[Start of Materials provided]

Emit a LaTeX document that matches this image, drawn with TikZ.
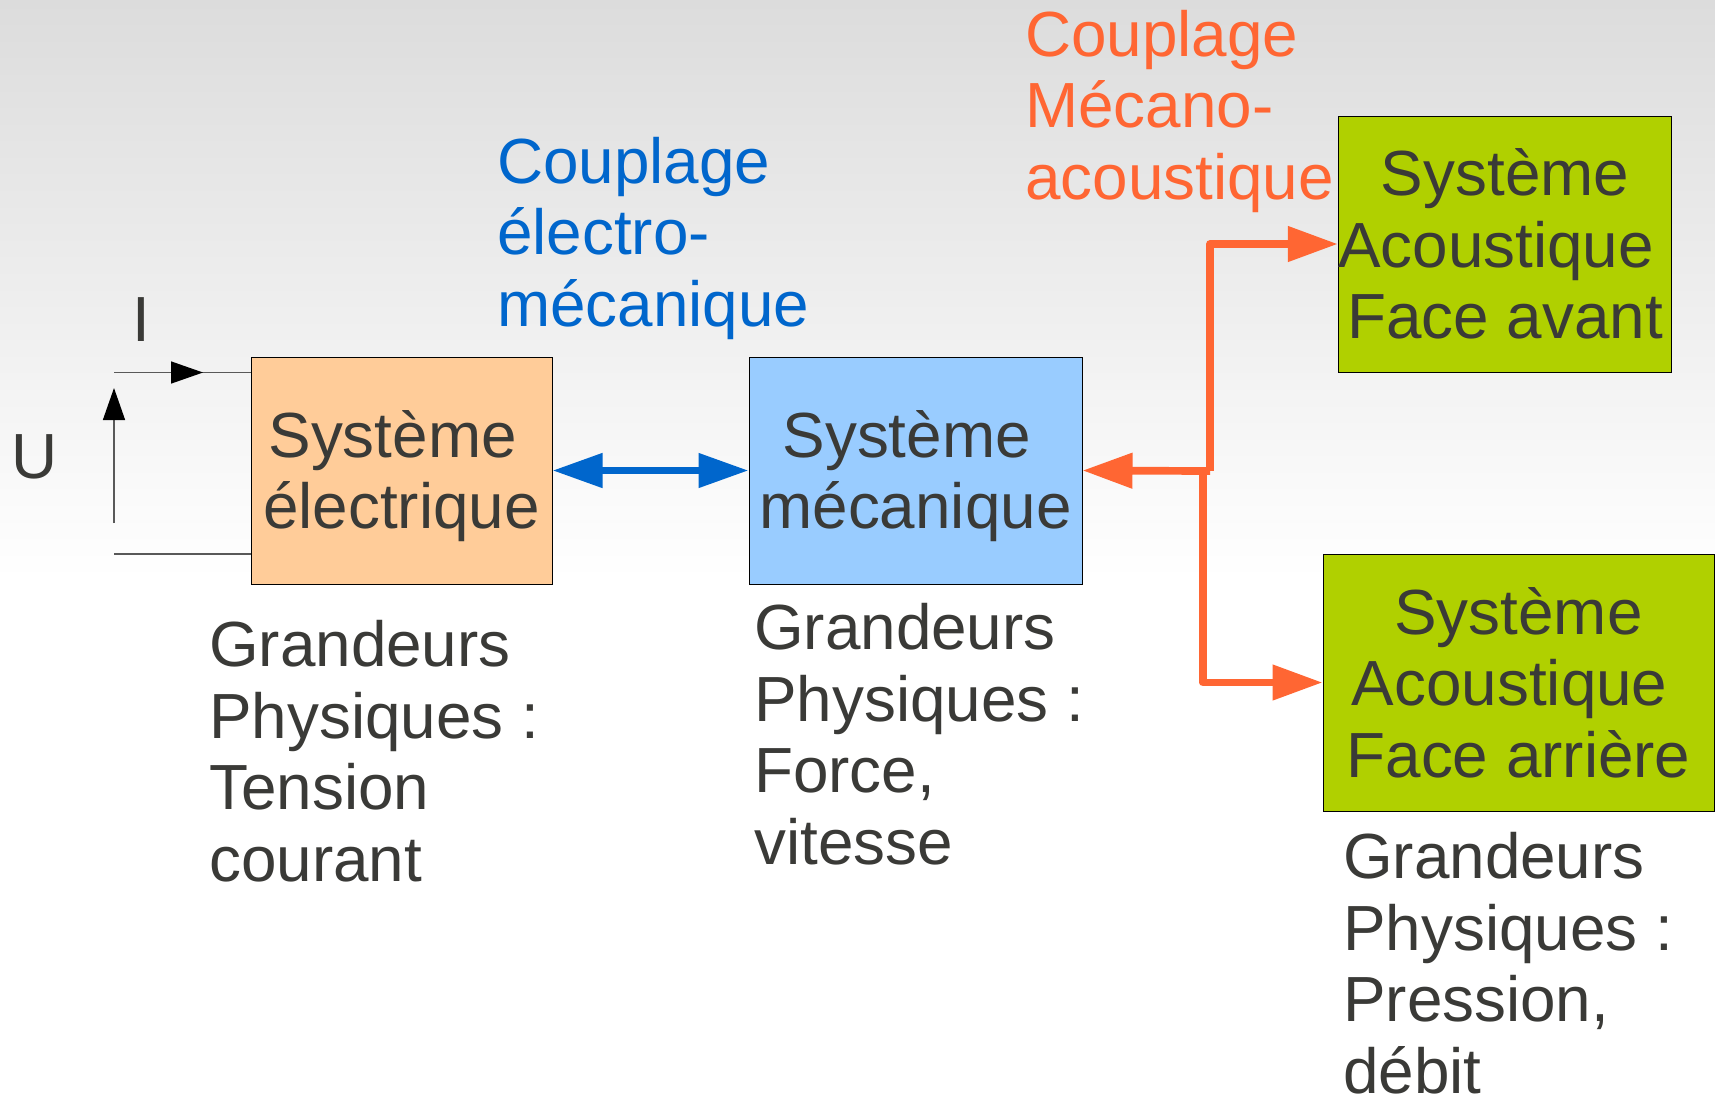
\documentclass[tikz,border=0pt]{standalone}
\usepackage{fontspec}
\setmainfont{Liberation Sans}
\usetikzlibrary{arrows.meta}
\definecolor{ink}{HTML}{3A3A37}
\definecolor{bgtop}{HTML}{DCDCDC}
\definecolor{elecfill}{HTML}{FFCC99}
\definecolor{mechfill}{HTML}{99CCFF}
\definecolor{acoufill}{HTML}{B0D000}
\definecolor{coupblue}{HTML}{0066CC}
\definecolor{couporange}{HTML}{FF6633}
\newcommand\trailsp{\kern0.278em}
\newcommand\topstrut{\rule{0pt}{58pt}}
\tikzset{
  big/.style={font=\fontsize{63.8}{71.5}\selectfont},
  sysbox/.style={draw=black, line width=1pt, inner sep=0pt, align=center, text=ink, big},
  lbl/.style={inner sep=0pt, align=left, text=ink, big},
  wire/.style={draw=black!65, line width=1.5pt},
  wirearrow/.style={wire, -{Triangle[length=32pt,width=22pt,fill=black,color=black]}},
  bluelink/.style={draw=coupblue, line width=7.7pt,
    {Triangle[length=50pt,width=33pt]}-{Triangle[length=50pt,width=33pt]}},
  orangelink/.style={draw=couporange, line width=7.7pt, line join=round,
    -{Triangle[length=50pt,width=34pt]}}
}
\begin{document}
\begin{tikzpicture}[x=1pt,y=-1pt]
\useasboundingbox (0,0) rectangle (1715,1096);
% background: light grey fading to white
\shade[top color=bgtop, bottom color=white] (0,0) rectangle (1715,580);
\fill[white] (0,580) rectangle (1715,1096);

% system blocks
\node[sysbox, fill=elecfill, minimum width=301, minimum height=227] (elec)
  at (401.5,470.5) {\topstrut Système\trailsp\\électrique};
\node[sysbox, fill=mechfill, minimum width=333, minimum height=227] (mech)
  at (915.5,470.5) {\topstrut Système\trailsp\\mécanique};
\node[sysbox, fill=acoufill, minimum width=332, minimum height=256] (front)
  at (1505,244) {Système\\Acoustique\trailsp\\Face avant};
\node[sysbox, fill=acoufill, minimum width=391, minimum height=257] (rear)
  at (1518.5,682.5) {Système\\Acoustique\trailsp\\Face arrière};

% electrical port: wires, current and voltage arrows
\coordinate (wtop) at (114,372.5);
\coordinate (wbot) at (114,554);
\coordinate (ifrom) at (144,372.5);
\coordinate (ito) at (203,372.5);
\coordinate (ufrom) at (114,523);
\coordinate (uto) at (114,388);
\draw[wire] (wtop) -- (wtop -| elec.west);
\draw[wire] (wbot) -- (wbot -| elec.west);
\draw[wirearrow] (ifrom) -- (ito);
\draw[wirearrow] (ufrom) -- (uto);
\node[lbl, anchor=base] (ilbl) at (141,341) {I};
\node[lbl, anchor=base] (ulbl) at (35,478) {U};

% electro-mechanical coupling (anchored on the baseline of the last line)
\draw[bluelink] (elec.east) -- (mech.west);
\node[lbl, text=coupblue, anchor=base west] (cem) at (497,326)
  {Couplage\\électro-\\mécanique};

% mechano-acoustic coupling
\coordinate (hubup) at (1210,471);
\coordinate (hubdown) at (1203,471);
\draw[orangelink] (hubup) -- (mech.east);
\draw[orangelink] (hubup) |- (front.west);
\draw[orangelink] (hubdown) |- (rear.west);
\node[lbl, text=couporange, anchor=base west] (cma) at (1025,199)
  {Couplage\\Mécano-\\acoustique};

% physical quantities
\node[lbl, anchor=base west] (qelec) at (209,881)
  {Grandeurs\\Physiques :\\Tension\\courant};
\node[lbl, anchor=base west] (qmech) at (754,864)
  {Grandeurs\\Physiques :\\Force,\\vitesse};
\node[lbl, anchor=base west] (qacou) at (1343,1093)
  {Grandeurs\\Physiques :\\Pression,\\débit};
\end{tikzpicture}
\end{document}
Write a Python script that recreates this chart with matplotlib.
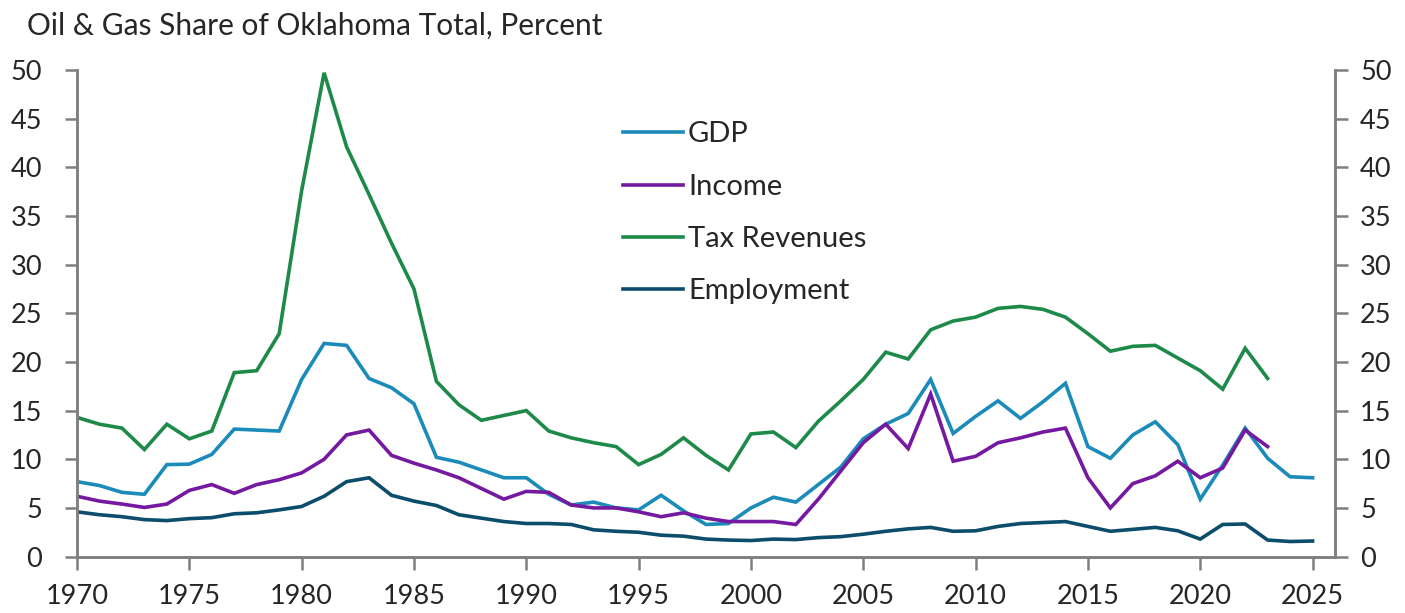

[End of Materials provided]

# Instruction
Using the records above, find and show each line with the string "that".

# Answer to the exercise
Emit a LaTeX document that matches this image, drawn with TikZ.
Write a Python script that recreates this chart with matplotlib.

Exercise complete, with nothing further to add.